There are at least three problems with that reasoning. First, the south tried to defend an indefensible institution: slavery. Right was not on its side. Second, they used military means to resist, which may not have worked over the long term even if they were stronger than they were. Lastly, they did not have any plan other than a military one. Whether from fear or from hubris, they launched a campaign based on violence that contained no vision of how to gain their ends any other way. They used the principle of might makes right to defend the indefensible.

That set of circumstances makes a sorry precedent. A close reading of our constitutional history from 1776 on indicates that the south’s understanding of states’ rights was grounded in valid, sturdy legal principles that colonists would have recognized a hundred years before the Declaration of Independence. To say that these principles are invalid because the south appealed to them to protect slavery, then lost the war that followed, is absurd.

People often say principles of Christianity are insupportable because – “Look at all the wars they’ve caused.” They want no part of a faith that has spawned wars. The use of principles, legal or religious, to justify wars does not make the principles themselves untrue.
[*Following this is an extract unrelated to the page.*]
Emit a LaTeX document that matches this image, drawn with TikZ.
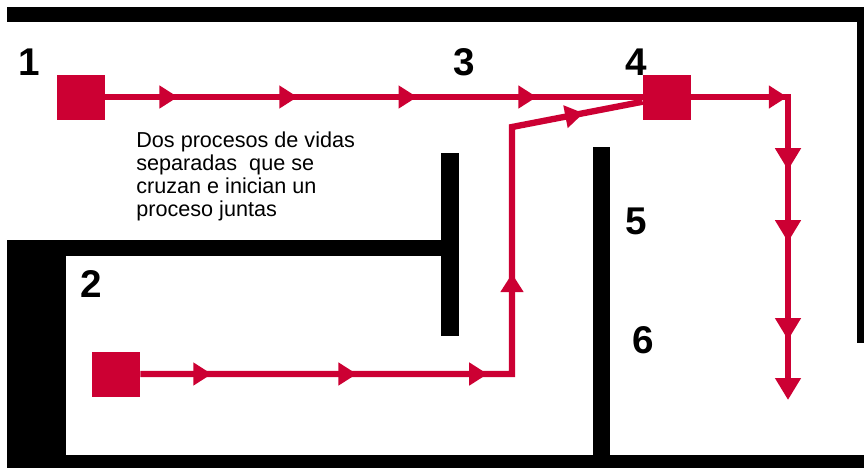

War is almost always ill advised no matter what you say to justify it. The principles we use to guide our actions stand or fall independently of war and war’s outcomes.

I wanted to write down these ideas by way of introducing a topic we’ve addressed in The Jeffersonian before. That’s the issue of whether the states, ought to resist the federal government – in 2013, nearly a century and a half after the end of the Civil War. As the federal government’s authority and activism grow, we have seen resistance emerge in five areas over several years:

    • Implementation of the Affordable Care Act in the area of health care.
    • Drug policy, especially as it affects marijuana.
    • Gun control.
    • Immigration policy.
    • Domestic surveillance and control.

We have not yet seen resistance in these key areas:

    • Tax payments, tax collection, and implementation of tax regulations.
    • Use of national guard troops overseas.
    • Regulation of drugs and narcotics other than marijuana.
    • Environmental regulations.
    • Revenue sharing – flows of money from Washington to the states.

We can write more about each of these areas in another post.